南相馬避難解除問題弁護団の解説です。1これはどんな訴訟ですか?
この訴訟は、国が用いた年間20ミリシーベルトという基準による避難解除の是非が直接の争点となる初めての裁判です。2014年12月、政府は、南相馬市の「特定避難勧奨地点」について、年間積算被ばく線量が20ミリシーベルトを下回ることが確実になったとして、すべて解除し、その後順次支援策や賠償を打ち切っています。
地点に指定されていた世帯や近隣の世帯合計808名が、解除の取消しなどを求めて、2015年4月・6月に、国(原子力災害対策現地本部長)を相手取って提訴しました。
2 訴訟での原告の主張は?
原告は、20ミリシーベルト基準での特定避難勧奨地点の解除は、次の3点から違法であると主張し、その取消し等を求めています。
①公衆の被ばく限度が年間1ミリシーベルトを超えないことを確保するべき国の義務に反する。
②政府が放射線防護の基準として採用している国際放射線防護委員会(lCRP)の勧告に反する。
③政府が事前に定めた解除の手続(新たな防護措置の実施計画の策定、住民等の意思決定への関与体制の確保)を経ることがないまま解除を強行した。
3 訴訟の現状は?
9月28日に開かれた第1回口頭弁論では、原告の訴状と被告の答弁書の陳述が行われました。答弁書には、訴訟要件(そもそもこのような裁判はできないという入り口論)の反論しか記載されていませんでした。
その後、被告は12月未に第1準備書面を提出し、本論(解除の違法性)について反論し、ようやく本論が始まるところです。
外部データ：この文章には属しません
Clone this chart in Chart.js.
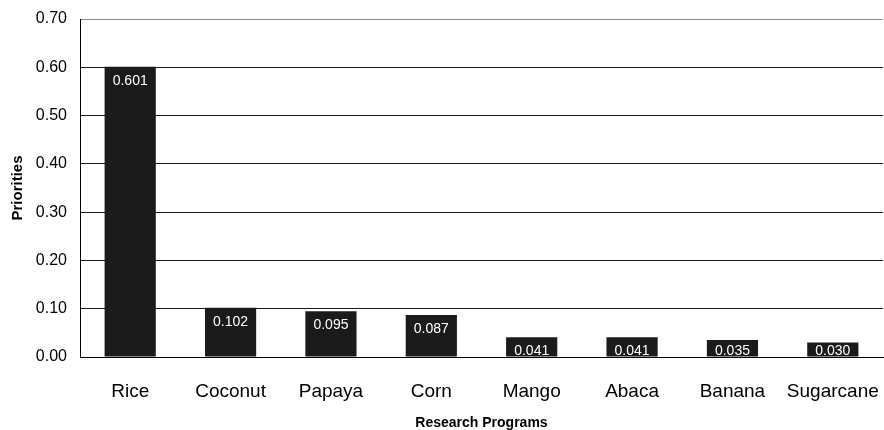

原告からは、訴訟要件を満たしていることを主張する準備書面(1)を提出しました。
4 被告はどんな反論をしているの?
被告は、年間20ミリシーベルト基準による解除の是非について、いかなる基準で実施するかは行政庁の広範な裁量にゆだねられているところ、特定避難勧奨地点の解除は、合理的基準に基づき、十分な手続きを経て実施された合理的なものであり、また事後的手当もされていることを理由に、裁量権の逸脱又は濫用が認められないと主張しています。
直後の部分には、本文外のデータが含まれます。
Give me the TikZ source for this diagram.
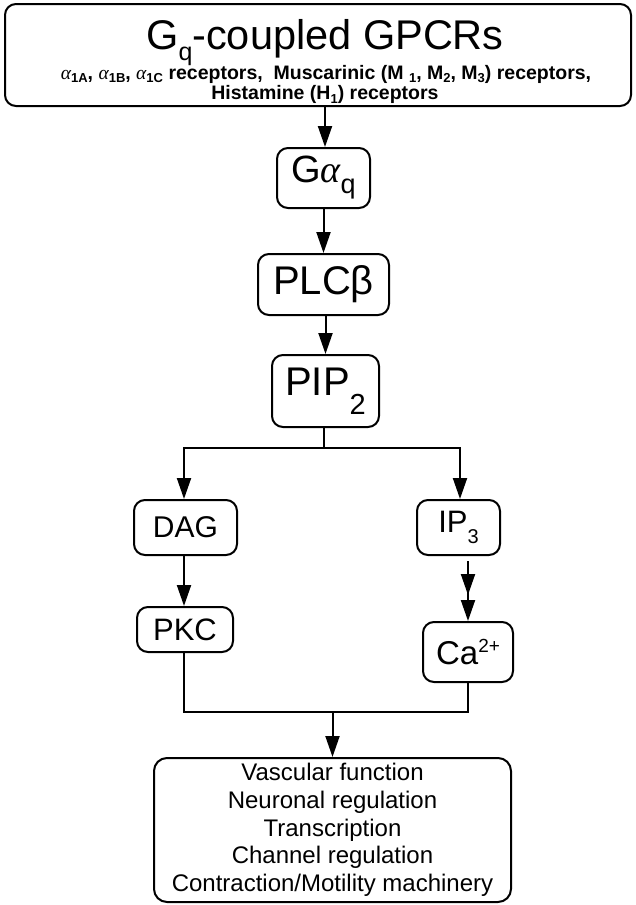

被告が主張する年間20ミリシーベルト基準による解除の合理性の根拠は次のとおりです。
①年間20ミリシーベルト基準は、国のワーキンググループの報告においても、他の発がん要因によるリスクと比べても十分低い水準である等と報告されていること
②同基準は、政府が、tCRPが勧告する参考レベルの範囲のうち、最も厳しい値を採用した基準であること
しかし、年間20ミリシーベルトの被ばくによるリスクは決して十分低いとは言えませんし、これはICRPが定める現存被ばく状況における参考レベルの最大値です。
今後弁護団では、これら被告の反論について反駁し、加えて現地の汚染状況や住民が置かれている苦境等について主張・立証を行っていく予定です。
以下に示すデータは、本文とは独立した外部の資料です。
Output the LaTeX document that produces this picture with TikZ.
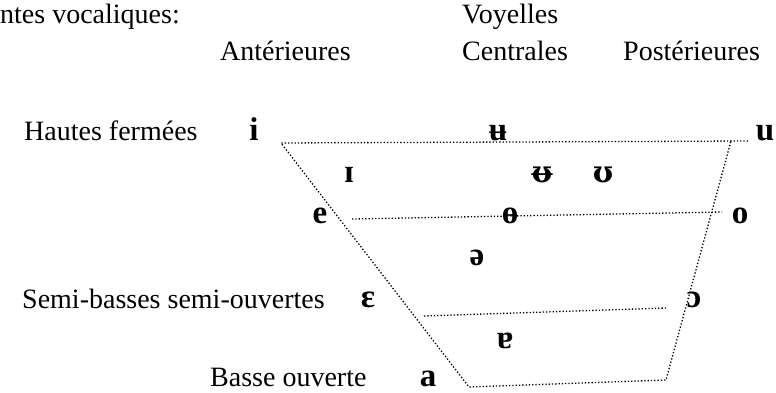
\documentclass[tikz,border=0pt]{standalone}
\usepackage{fontspec}
\setmainfont{Liberation Serif}
\newfontfamily\ipafont{DejaVu Serif}
\begin{document}
\begin{tikzpicture}[x=1pt,y=-1pt,
  lbl/.style={anchor=base west,inner sep=0pt,font=\fontsize{28}{32}\selectfont},
  ipa/.style={anchor=base,inner sep=0pt,font=\fontsize{33}{36}\selectfont\bfseries},
  dotline/.style={line width=1.3pt,dash pattern=on 1.3pt off 2pt}]
\useasboundingbox (0,0) rectangle (776,393);
% headings
\node[lbl] (title) at (0,24) {ntes vocaliques:};
\node[lbl] (voy) at (462,24) {Voyelles};
\node[lbl] (ant) at (220,61) {Antérieures};
\node[lbl] (cen) at (462,61) {Centrales};
\node[lbl] (pos) at (623,61) {Postérieures};
% row labels
\node[lbl] (haut) at (24,140) {Hautes fermées};
\node[lbl] (semi) at (22,308) {Semi-basses semi-ouvertes};
\node[lbl] (basse) at (210,386) {Basse ouverte};
% vowels
\node[ipa] (vi) at (254,141) {i};
\node[ipa] (vbu) at (498,141) {ʉ};
\node[ipa] (vu) at (765,141) {u};
\node[ipa] (vI) at (349,182) {ɪ};
\node[ipa] (vbU) at (542,182) {{\ipafont\fontsize{30}{34}\selectfont ᵿ}};
\node[ipa] (vU) at (603,182) {{\ipafont\fontsize{30}{34}\selectfont ʊ}};
\node[ipa] (ve) at (320,223) {e};
\node[ipa] (vbo) at (510,223) {ɵ};
\node[ipa] (vo) at (740,223) {o};
\node[ipa] (vschwa) at (477,265) {ə};
\node[ipa] (veps) at (368,307) {ɛ};
\node[ipa] (vopen) at (694,307) {ɔ};
\node[ipa] (vturna) at (505,348) {ɐ};
\node[ipa] (va) at (428,386) {a};
% trapezoid corners and line ends
\coordinate (tl) at (281,143);
\coordinate (tr) at (731,141);
\coordinate (tre) at (748,141);
\coordinate (bl) at (469,387);
\coordinate (br) at (666,380);
\coordinate (m1a) at (352,219);
\coordinate (m1b) at (722,212);
\coordinate (m2a) at (424,316);
\coordinate (m2b) at (666,308);
\draw[dotline] (tre) -- (tl) -- (bl) -- (br) -- (tr);
\draw[dotline] (m1a) -- (m1b);
\draw[dotline] (m2a) -- (m2b);
\end{tikzpicture}
\end{document}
なお、被告第1準備書面は、本日の期日後に南相馬・避難20ミリシーベルト基準撤回訴訟支援の会のウェブサイトで公開予定です。
5 原告の意見陳述が認められないって聞いたんだけど…?
第1回弁論で認められた原告の意見陳述について、昨年末に、裁判所が今後の実施を認めないという方針を示したため、1月8日、裁判所に対し、弁護団による意見陳述の継続を求める意見書、原告の署名367筆および支援の会の要請書と賛同署名1109筆を提出しました。
6 本日の期日では何が行われるの?
原告が提出した準備書面について弁護団から内容を説明するほか、被告の準備書面の問題点を指摘し回答を求めます。また、原告の意見陳述についても、裁判所に対して継続するよう弁護団・原告から要請します。